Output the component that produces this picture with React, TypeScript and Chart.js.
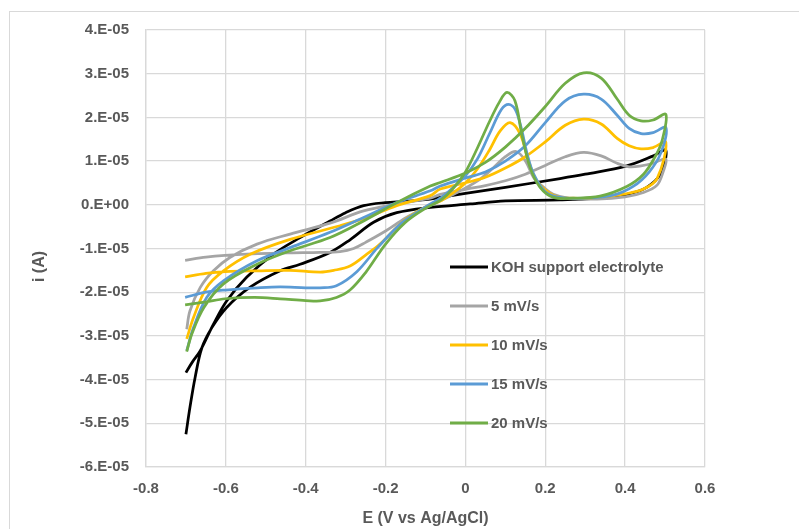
import React, { useEffect, useRef } from "react";
import { Chart, registerables } from "chart.js";

Chart.register(...registerables);

// ---- data (potential E in V vs Ag/AgCl, current i in A) ----
const kohE = [-0.700, -0.690, -0.677, -0.660, -0.635, -0.598, -0.540, -0.464, -0.414, -0.339, -0.289, -0.230, -0.172, -0.088, 0.012, 0.100, 0.237, 0.330, 0.404, 0.454, 0.488, 0.502,
  0.471, 0.404, 0.300, 0.237, 0.100, 0.000, -0.063, -0.100, -0.150, -0.201, -0.255, -0.300, -0.339, -0.414, -0.481, -0.548, -0.598, -0.631, -0.664, -0.684, -0.700];
const kohI = [-5.25e-5, -4.64e-5, -3.95e-5, -3.27e-5, -2.81e-5, -2.35e-5, -1.89e-5, -1.51e-5, -1.36e-5, -1.09e-5, -0.80e-5, -0.40e-5, -0.18e-5, -0.06e-5, 0.02e-5, 0.09e-5, 0.11e-5, 0.15e-5, 0.24e-5, 0.40e-5, 0.70e-5, 1.25e-5,
  1.12e-5, 0.89e-5, 0.70e-5, 0.60e-5, 0.40e-5, 0.26e-5, 0.17e-5, 0.12e-5, 0.08e-5, 0.05e-5, -0.02e-5, -0.18e-5, -0.37e-5, -0.75e-5, -1.13e-5, -1.66e-5, -2.20e-5, -2.73e-5, -3.34e-5, -3.60e-5, -3.84e-5];

const s5E = [-0.702, -0.650, -0.602, -0.520, -0.440, -0.364, -0.314, -0.280, -0.250, -0.200, -0.150, -0.100, -0.063, -0.013, 0.037, 0.070, 0.100, 0.127, 0.150, 0.171, 0.196, 0.220, 0.260, 0.330, 0.400, 0.446, 0.480, 0.495, 0.502,
  0.470, 0.440, 0.410, 0.380, 0.340, 0.296, 0.250, 0.200, 0.150, 0.100, 0.050, 0.003, -0.063, -0.088, -0.172, -0.255, -0.339, -0.439, -0.522, -0.589, -0.631, -0.664, -0.690, -0.698];
const s5I = [-1.27e-5, -1.20e-5, -1.16e-5, -1.12e-5, -1.10e-5, -1.09e-5, -1.07e-5, -1.00e-5, -0.86e-5, -0.60e-5, -0.30e-5, -0.06e-5, 0.09e-5, 0.32e-5, 0.59e-5, 0.85e-5, 1.10e-5, 1.22e-5, 1.01e-5, 0.62e-5, 0.40e-5, 0.24e-5, 0.15e-5, 0.13e-5, 0.18e-5, 0.28e-5, 0.45e-5, 0.75e-5, 1.05e-5,
  0.95e-5, 0.89e-5, 0.87e-5, 0.95e-5, 1.12e-5, 1.20e-5, 1.10e-5, 0.90e-5, 0.70e-5, 0.55e-5, 0.44e-5, 0.36e-5, 0.24e-5, 0.15e-5, 0.02e-5, -0.14e-5, -0.42e-5, -0.67e-5, -0.90e-5, -1.20e-5, -1.51e-5, -1.89e-5, -2.43e-5, -2.85e-5];

const s10E = [-0.702, -0.650, -0.602, -0.520, -0.440, -0.364, -0.330, -0.289, -0.250, -0.214, -0.155, -0.100, -0.060, -0.030, 0.000, 0.030, 0.060, 0.087, 0.112, 0.137, 0.158, 0.179, 0.220, 0.270, 0.330, 0.400, 0.446, 0.480, 0.502,
  0.470, 0.440, 0.410, 0.380, 0.340, 0.296, 0.250, 0.200, 0.150, 0.100, 0.050, 0.003, -0.063, -0.088, -0.172, -0.250, -0.314, -0.439, -0.539, -0.606, -0.648, -0.681, -0.698];
const s10I = [-1.65e-5, -1.57e-5, -1.53e-5, -1.51e-5, -1.50e-5, -1.54e-5, -1.50e-5, -1.40e-5, -1.15e-5, -0.90e-5, -0.37e-5, -0.05e-5, 0.10e-5, 0.28e-5, 0.50e-5, 0.82e-5, 1.25e-5, 1.69e-5, 1.88e-5, 1.62e-5, 1.01e-5, 0.55e-5, 0.22e-5, 0.15e-5, 0.17e-5, 0.25e-5, 0.36e-5, 0.60e-5, 1.43e-5,
  1.31e-5, 1.28e-5, 1.35e-5, 1.52e-5, 1.85e-5, 1.96e-5, 1.82e-5, 1.44e-5, 1.10e-5, 0.84e-5, 0.63e-5, 0.51e-5, 0.36e-5, 0.21e-5, -0.02e-5, -0.30e-5, -0.48e-5, -0.79e-5, -1.13e-5, -1.51e-5, -1.89e-5, -2.58e-5, -3.07e-5];

const s15E = [-0.702, -0.650, -0.602, -0.520, -0.464, -0.400, -0.364, -0.323, -0.272, -0.220, -0.160, -0.100, -0.060, -0.030, 0.000, 0.030, 0.060, 0.090, 0.108, 0.125, 0.140, 0.155, 0.171, 0.200, 0.237, 0.300, 0.370, 0.420, 0.460, 0.490, 0.502,
  0.470, 0.440, 0.410, 0.380, 0.340, 0.296, 0.250, 0.200, 0.150, 0.100, 0.050, 0.003, -0.063, -0.088, -0.172, -0.255, -0.339, -0.439, -0.522, -0.606, -0.648, -0.681, -0.698];
const s15I = [-2.12e-5, -2.00e-5, -1.95e-5, -1.90e-5, -1.88e-5, -1.90e-5, -1.90e-5, -1.85e-5, -1.53e-5, -0.98e-5, -0.42e-5, -0.05e-5, 0.17e-5, 0.40e-5, 0.66e-5, 1.05e-5, 1.62e-5, 2.18e-5, 2.30e-5, 2.18e-5, 1.75e-5, 1.15e-5, 0.70e-5, 0.30e-5, 0.17e-5, 0.15e-5, 0.22e-5, 0.42e-5, 0.75e-5, 1.20e-5, 1.77e-5,
  1.65e-5, 1.63e-5, 1.75e-5, 2.05e-5, 2.42e-5, 2.53e-5, 2.38e-5, 1.88e-5, 1.35e-5, 1.00e-5, 0.75e-5, 0.62e-5, 0.43e-5, 0.32e-5, 0.05e-5, -0.29e-5, -0.63e-5, -0.98e-5, -1.28e-5, -1.74e-5, -2.12e-5, -2.81e-5, -3.34e-5];

const s20E = [-0.702, -0.650, -0.602, -0.528, -0.464, -0.400, -0.364, -0.323, -0.289, -0.250, -0.200, -0.150, -0.100, -0.060, -0.030, 0.000, 0.030, 0.060, 0.085, 0.104, 0.124, 0.141, 0.162, 0.187, 0.220, 0.270, 0.337, 0.404, 0.446, 0.475, 0.492, 0.502,
  0.470, 0.440, 0.410, 0.380, 0.340, 0.296, 0.250, 0.200, 0.150, 0.100, 0.050, 0.003, -0.063, -0.088, -0.172, -0.255, -0.339, -0.439, -0.522, -0.606, -0.655, -0.685, -0.698];
const s20I = [-2.29e-5, -2.22e-5, -2.15e-5, -2.12e-5, -2.15e-5, -2.19e-5, -2.20e-5, -2.12e-5, -1.95e-5, -1.55e-5, -0.90e-5, -0.40e-5, -0.08e-5, 0.12e-5, 0.38e-5, 0.75e-5, 1.30e-5, 1.90e-5, 2.35e-5, 2.57e-5, 2.38e-5, 1.62e-5, 0.85e-5, 0.40e-5, 0.17e-5, 0.15e-5, 0.20e-5, 0.42e-5, 0.70e-5, 1.10e-5, 1.45e-5, 2.07e-5,
  1.94e-5, 1.92e-5, 2.05e-5, 2.42e-5, 2.90e-5, 3.02e-5, 2.78e-5, 2.25e-5, 1.75e-5, 1.32e-5, 0.97e-5, 0.74e-5, 0.51e-5, 0.43e-5, 0.05e-5, -0.37e-5, -0.75e-5, -1.05e-5, -1.36e-5, -1.81e-5, -2.35e-5, -2.95e-5, -3.36e-5];

const seriesNames = ["KOH support electrolyte", "5 mV/s", "10 mV/s", "15 mV/s", "20 mV/s"];
const seriesColors = ["#000000", "#a5a5a5", "#ffc000", "#5b9bd5", "#70ad47"];
const seriesE = [kohE, s5E, s10E, s15E, s20E];
const seriesI = [kohI, s5I, s10I, s15I, s20I];

const xTickLabels = ["-0.8", "-0.6", "-0.4", "-0.2", "0", "0.2", "0.4", "0.6"];
const yTickLabels = ["-6.E-05", "-5.E-05", "-4.E-05", "-3.E-05", "-2.E-05", "-1.E-05", "0.E+00", "1.E-05", "2.E-05", "3.E-05", "4.E-05"];
const xTitle = "E (V vs Ag/AgCl)";
const yTitle = "i (A)";

const FONT = "'Liberation Sans', Arial, sans-serif";
const TEXT = "#595959";
const GRID = "#d9d9d9";

const overlayPlugin = {
  id: "overlay",
  afterDraw(chart: any) {
    const ctx = chart.ctx as CanvasRenderingContext2D;
    const area = chart.chartArea;
    ctx.save();
    // legend inside plot area
    ctx.font = `bold 15px ${FONT}`;
    ctx.textAlign = "left";
    ctx.textBaseline = "middle";
    seriesNames.forEach((name, i) => {
      const y = 267 + i * 39;
      ctx.strokeStyle = seriesColors[i];
      ctx.lineWidth = 3;
      ctx.beginPath();
      ctx.moveTo(450, y);
      ctx.lineTo(488, y);
      ctx.stroke();
      ctx.fillStyle = TEXT;
      ctx.fillText(name, 491, y + 1);
    });
    // axis titles
    ctx.font = `bold 16px ${FONT}`;
    ctx.fillStyle = TEXT;
    ctx.textAlign = "center";
    ctx.textBaseline = "alphabetic";
    ctx.fillText(xTitle, (area.left + area.right) / 2, 522.5);
    ctx.translate(43.5, 266.5);
    ctx.rotate(-Math.PI / 2);
    ctx.fillText(yTitle, 0, 0);
    ctx.restore();
  },
};

export default function App() {
  const ref = useRef<HTMLCanvasElement>(null);

  useEffect(() => {
    const datasets = seriesNames.map((name, k) => ({
      label: name,
      data: seriesE[k].map((e, i) => ({ x: e, y: seriesI[k][i] })),
      borderColor: seriesColors[k],
      backgroundColor: seriesColors[k],
      borderWidth: 2.75,
      showLine: true,
      tension: 0.35,
      pointRadius: 0,
      pointHoverRadius: 0,
      fill: false,
      order: seriesNames.length - 1 - k,
    }));

    const chart = new Chart(ref.current as HTMLCanvasElement, {
      type: "scatter",
      data: { datasets },
      options: {
        responsive: false,
        animation: false,
        devicePixelRatio: 1,
        layout: { padding: { top: 30, right: 94, left: 0, bottom: 0 } },
        plugins: {
          legend: { display: false },
          tooltip: { enabled: false },
        },
        scales: {
          x: {
            type: "linear",
            min: -0.8,
            max: 0.6,
            ticks: {
              stepSize: 0.2,
              padding: 13,
              color: TEXT,
              font: { family: FONT, size: 15, weight: "bold" },
              callback: (_v: any, index: number) => xTickLabels[index],
            },
            grid: { color: GRID, lineWidth: 1.3, drawTicks: false },
            border: { color: GRID, width: 1.3 },
            afterFit: (s: any) => {
              s.height = 62;
            },
          },
          y: {
            type: "linear",
            min: -6e-5,
            max: 4e-5,
            ticks: {
              stepSize: 1e-5,
              padding: 17,
              color: TEXT,
              font: { family: FONT, size: 15, weight: "bold" },
              callback: (_v: any, index: number) => yTickLabels[index],
            },
            grid: { color: GRID, lineWidth: 1.3, drawTicks: false },
            border: { color: GRID, width: 1.3 },
            afterFit: (s: any) => {
              s.width = 146;
            },
          },
        },
      } as any,
      plugins: [overlayPlugin],
    });
    return () => chart.destroy();
  }, []);

  return (
    <div
      style={{
        position: "fixed",
        left: 0,
        top: 0,
        width: 799,
        height: 529,
        overflow: "hidden",
        background: "#ffffff",
      }}
    >
      <div
        style={{
          position: "absolute",
          left: 9,
          top: 11,
          width: 900,
          height: 700,
          border: `1px solid ${GRID}`,
        }}
      />
      <canvas
        ref={ref}
        width={799}
        height={529}
        style={{ position: "absolute", left: 0, top: 0, width: 799, height: 529 }}
      />
    </div>
  );
}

○ ○ ○ ○ ○ ○ ○

> [Task to carry out]
Every line from the start of the listing above through the line with "-3.34e-5, -3.60e-5, -3.84e-5];" should be repeated exactly; skip the pictures and add nothing else.

> [Full answer]
Output the component that produces this picture with React, TypeScript and Chart.js.
import React, { useEffect, useRef } from "react";
import { Chart, registerables } from "chart.js";

Chart.register(...registerables);

// ---- data (potential E in V vs Ag/AgCl, current i in A) ----
const kohE = [-0.700, -0.690, -0.677, -0.660, -0.635, -0.598, -0.540, -0.464, -0.414, -0.339, -0.289, -0.230, -0.172, -0.088, 0.012, 0.100, 0.237, 0.330, 0.404, 0.454, 0.488, 0.502,
  0.471, 0.404, 0.300, 0.237, 0.100, 0.000, -0.063, -0.100, -0.150, -0.201, -0.255, -0.300, -0.339, -0.414, -0.481, -0.548, -0.598, -0.631, -0.664, -0.684, -0.700];
const kohI = [-5.25e-5, -4.64e-5, -3.95e-5, -3.27e-5, -2.81e-5, -2.35e-5, -1.89e-5, -1.51e-5, -1.36e-5, -1.09e-5, -0.80e-5, -0.40e-5, -0.18e-5, -0.06e-5, 0.02e-5, 0.09e-5, 0.11e-5, 0.15e-5, 0.24e-5, 0.40e-5, 0.70e-5, 1.25e-5,
  1.12e-5, 0.89e-5, 0.70e-5, 0.60e-5, 0.40e-5, 0.26e-5, 0.17e-5, 0.12e-5, 0.08e-5, 0.05e-5, -0.02e-5, -0.18e-5, -0.37e-5, -0.75e-5, -1.13e-5, -1.66e-5, -2.20e-5, -2.73e-5, -3.34e-5, -3.60e-5, -3.84e-5];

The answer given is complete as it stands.